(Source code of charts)
┏━━

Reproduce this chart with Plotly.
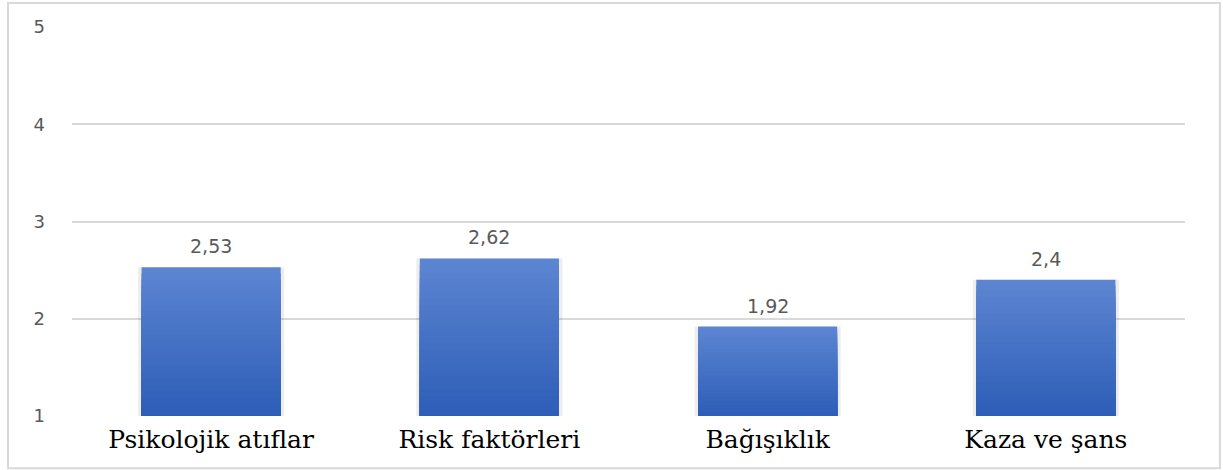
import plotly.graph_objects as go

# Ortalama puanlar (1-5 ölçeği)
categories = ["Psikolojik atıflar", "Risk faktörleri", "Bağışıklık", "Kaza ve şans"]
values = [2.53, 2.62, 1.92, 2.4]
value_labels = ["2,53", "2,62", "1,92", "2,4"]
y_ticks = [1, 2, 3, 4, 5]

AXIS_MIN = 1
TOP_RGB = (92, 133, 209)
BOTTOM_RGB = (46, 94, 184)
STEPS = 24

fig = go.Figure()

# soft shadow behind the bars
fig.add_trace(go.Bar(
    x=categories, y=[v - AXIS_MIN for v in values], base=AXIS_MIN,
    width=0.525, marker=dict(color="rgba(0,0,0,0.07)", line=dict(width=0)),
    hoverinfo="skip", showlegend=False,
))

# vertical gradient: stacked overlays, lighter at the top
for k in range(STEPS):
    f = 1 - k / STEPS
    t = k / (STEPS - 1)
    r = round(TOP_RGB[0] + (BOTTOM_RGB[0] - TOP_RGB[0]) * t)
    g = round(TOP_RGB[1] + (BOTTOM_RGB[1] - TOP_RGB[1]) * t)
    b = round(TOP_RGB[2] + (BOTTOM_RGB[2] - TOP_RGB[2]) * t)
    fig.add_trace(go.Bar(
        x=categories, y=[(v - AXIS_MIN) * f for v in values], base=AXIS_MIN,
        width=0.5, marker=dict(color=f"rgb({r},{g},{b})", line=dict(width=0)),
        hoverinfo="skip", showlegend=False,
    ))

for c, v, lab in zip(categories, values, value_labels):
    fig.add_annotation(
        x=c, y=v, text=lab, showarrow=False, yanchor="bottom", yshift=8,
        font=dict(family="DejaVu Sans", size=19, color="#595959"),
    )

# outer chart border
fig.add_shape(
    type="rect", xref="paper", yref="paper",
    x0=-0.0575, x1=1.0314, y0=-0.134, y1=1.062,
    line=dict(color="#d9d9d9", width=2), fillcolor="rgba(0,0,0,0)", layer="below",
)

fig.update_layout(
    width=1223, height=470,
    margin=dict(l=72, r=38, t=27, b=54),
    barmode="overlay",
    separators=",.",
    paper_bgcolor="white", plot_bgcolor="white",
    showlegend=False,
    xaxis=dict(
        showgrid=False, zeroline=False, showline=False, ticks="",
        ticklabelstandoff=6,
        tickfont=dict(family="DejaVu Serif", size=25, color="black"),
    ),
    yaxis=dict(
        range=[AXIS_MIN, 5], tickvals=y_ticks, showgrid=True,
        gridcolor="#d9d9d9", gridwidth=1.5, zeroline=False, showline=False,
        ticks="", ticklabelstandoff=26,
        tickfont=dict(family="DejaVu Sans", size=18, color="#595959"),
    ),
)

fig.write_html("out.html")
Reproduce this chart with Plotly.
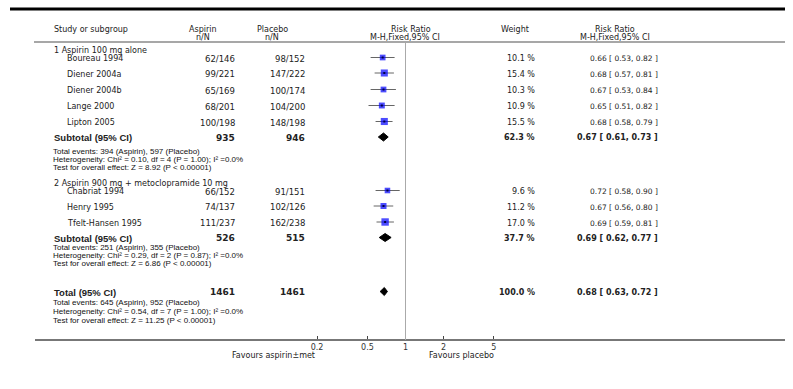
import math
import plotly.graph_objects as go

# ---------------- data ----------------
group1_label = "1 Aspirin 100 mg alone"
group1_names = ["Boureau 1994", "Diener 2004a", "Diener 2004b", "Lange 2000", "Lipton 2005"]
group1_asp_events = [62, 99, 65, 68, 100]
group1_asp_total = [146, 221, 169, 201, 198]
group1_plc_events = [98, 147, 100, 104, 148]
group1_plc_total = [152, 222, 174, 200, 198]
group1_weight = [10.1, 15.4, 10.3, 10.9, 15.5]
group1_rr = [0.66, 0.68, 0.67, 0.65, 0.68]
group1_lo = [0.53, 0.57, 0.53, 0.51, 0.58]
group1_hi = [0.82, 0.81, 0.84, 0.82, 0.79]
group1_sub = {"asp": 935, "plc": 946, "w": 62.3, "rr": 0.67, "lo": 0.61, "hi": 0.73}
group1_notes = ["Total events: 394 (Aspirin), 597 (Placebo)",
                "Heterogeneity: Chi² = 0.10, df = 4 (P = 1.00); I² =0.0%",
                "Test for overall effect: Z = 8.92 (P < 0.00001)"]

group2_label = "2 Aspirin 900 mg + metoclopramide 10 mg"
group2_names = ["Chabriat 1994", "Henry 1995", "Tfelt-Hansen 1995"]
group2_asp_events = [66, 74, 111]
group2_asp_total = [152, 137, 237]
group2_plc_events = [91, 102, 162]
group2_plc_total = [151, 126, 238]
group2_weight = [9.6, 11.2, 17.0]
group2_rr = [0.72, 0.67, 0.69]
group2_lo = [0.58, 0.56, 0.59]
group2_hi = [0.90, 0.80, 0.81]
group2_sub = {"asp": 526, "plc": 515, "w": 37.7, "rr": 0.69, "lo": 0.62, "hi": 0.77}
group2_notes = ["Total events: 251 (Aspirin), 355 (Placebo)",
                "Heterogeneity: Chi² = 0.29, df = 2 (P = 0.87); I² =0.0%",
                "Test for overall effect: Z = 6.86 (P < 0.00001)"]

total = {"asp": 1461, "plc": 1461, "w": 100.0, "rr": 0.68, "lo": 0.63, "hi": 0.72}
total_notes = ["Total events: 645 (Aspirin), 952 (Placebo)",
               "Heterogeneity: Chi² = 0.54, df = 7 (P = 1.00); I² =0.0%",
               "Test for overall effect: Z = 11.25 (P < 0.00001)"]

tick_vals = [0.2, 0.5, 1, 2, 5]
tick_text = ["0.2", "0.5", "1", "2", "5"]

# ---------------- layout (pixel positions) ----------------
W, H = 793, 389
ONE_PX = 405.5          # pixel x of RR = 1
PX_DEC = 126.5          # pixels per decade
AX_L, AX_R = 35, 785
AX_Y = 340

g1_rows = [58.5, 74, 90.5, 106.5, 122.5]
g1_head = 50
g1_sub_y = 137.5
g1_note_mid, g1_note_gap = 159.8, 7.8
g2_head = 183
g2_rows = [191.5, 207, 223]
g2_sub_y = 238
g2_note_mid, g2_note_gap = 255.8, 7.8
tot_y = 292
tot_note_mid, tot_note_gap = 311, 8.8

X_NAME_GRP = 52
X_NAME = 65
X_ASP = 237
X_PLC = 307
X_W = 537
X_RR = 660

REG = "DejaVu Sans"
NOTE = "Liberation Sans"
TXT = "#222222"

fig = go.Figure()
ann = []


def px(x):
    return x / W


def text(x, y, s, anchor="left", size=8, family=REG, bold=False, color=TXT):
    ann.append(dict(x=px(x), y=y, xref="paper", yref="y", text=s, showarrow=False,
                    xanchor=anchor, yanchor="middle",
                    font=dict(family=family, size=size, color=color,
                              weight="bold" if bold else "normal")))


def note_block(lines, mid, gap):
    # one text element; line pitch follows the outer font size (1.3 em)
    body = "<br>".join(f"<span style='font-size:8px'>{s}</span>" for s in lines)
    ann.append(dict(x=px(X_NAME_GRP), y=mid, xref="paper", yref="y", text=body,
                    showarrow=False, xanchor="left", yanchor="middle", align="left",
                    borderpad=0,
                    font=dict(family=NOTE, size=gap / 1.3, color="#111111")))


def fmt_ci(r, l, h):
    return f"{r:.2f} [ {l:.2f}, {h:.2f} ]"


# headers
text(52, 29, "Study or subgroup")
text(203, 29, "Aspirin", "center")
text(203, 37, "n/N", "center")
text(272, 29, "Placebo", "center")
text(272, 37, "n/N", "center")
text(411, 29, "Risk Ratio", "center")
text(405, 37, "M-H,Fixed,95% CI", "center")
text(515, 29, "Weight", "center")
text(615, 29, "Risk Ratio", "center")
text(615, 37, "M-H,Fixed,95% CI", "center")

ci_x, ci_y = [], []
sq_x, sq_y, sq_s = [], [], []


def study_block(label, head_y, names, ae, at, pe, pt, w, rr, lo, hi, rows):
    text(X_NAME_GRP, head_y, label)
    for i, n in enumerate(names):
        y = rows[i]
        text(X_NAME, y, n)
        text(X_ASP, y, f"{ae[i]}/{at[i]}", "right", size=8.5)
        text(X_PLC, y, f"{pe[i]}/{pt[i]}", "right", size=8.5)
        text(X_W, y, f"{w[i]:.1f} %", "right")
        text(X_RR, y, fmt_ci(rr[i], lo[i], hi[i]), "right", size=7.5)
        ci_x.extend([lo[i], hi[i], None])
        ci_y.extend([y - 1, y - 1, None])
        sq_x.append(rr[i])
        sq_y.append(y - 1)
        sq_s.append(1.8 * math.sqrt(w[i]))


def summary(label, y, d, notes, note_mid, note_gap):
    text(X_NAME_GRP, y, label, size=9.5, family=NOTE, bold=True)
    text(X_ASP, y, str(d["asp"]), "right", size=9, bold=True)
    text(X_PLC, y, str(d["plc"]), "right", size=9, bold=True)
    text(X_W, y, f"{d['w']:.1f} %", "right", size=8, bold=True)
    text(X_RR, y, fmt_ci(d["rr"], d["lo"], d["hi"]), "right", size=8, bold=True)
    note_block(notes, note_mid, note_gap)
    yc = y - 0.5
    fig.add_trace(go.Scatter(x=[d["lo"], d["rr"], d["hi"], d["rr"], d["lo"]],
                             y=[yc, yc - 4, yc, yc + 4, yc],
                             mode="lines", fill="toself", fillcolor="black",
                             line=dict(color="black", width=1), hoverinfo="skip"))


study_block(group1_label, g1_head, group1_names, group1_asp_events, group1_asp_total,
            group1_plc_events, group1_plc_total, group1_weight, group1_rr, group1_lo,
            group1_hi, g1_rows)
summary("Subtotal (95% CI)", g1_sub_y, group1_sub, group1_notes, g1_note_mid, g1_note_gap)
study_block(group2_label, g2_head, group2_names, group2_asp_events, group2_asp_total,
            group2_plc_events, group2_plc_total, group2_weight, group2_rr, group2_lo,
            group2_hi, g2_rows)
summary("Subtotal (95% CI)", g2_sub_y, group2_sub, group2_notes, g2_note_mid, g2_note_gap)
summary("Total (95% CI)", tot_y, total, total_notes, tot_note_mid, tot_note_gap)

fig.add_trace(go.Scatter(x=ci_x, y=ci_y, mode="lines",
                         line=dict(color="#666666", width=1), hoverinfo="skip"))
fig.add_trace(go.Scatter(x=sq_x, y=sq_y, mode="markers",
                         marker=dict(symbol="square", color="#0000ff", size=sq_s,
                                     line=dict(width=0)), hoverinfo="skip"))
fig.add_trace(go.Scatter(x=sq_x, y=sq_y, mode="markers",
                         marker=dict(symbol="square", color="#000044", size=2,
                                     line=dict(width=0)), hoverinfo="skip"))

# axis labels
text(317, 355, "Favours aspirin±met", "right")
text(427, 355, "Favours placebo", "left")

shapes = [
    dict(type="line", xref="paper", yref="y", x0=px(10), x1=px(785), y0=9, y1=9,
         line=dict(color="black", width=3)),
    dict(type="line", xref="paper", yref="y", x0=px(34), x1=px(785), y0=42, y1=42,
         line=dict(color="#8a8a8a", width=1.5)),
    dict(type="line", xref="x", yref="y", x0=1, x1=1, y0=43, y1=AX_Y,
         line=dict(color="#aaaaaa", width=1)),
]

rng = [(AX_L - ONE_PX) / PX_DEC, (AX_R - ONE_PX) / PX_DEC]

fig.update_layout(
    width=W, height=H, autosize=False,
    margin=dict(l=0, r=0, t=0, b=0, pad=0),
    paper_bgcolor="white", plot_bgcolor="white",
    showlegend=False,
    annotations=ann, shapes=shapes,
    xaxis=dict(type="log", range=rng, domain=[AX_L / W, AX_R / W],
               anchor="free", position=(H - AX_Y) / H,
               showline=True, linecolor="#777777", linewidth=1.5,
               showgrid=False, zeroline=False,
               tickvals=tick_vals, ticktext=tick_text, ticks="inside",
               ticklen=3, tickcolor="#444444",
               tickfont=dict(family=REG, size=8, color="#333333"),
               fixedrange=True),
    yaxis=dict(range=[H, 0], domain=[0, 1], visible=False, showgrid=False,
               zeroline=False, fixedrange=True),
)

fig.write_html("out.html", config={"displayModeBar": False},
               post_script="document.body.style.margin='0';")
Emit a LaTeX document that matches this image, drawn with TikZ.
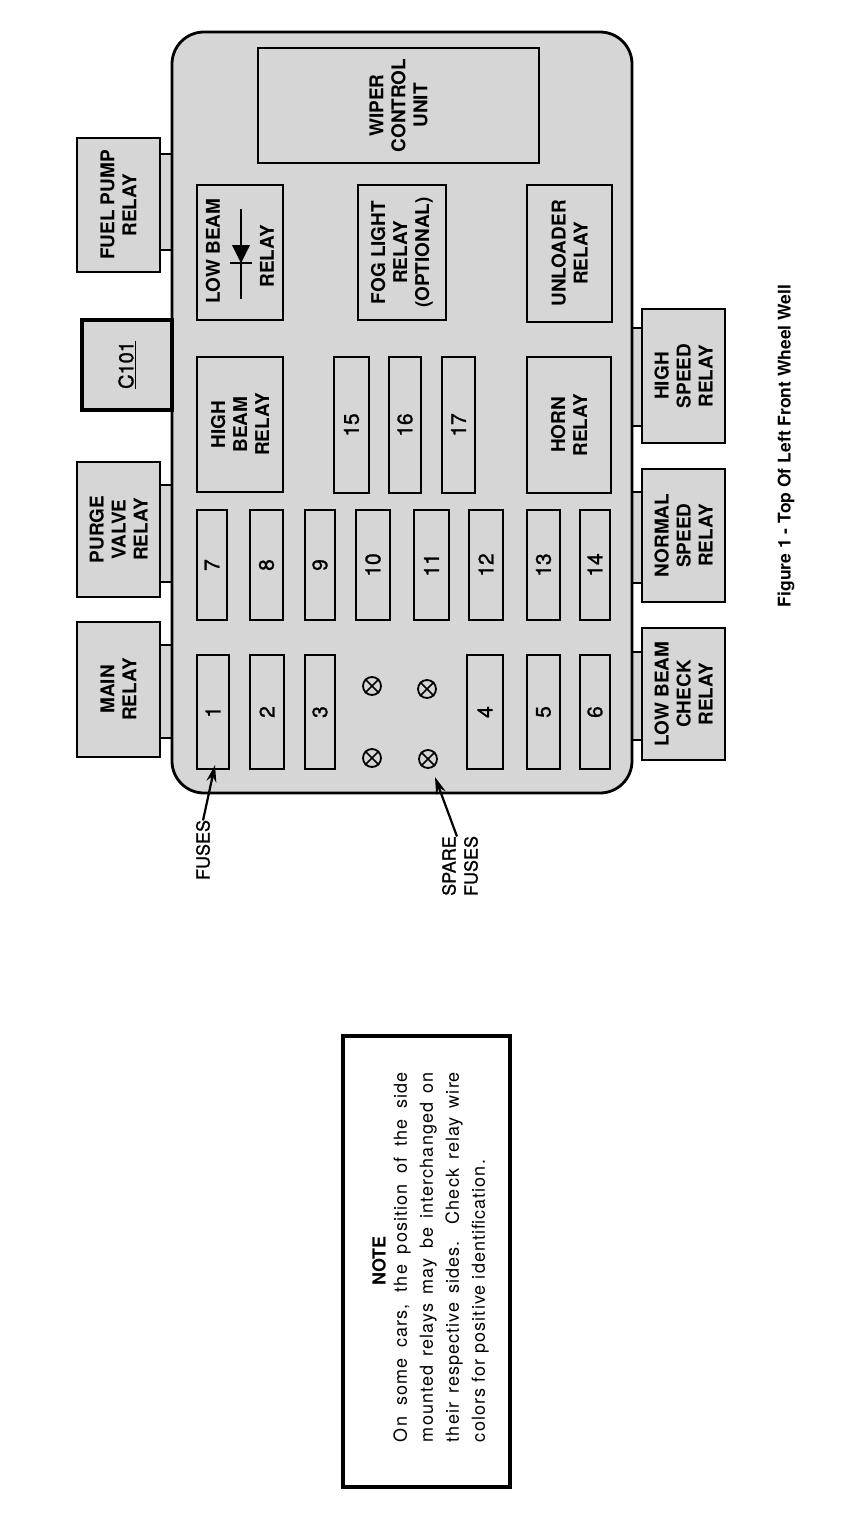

┗━━

▶ **Written instruction**
Each line from the top of the material through the line containing "y_ticks = [1, 2, 3, 4, 5]" should be reproduced exactly; please drop any images.

▶ **Problem solution**
Reproduce this chart with Plotly.
import plotly.graph_objects as go

# Ortalama puanlar (1-5 ölçeği)
categories = ["Psikolojik atıflar", "Risk faktörleri", "Bağışıklık", "Kaza ve şans"]
values = [2.53, 2.62, 1.92, 2.4]
value_labels = ["2,53", "2,62", "1,92", "2,4"]
y_ticks = [1, 2, 3, 4, 5]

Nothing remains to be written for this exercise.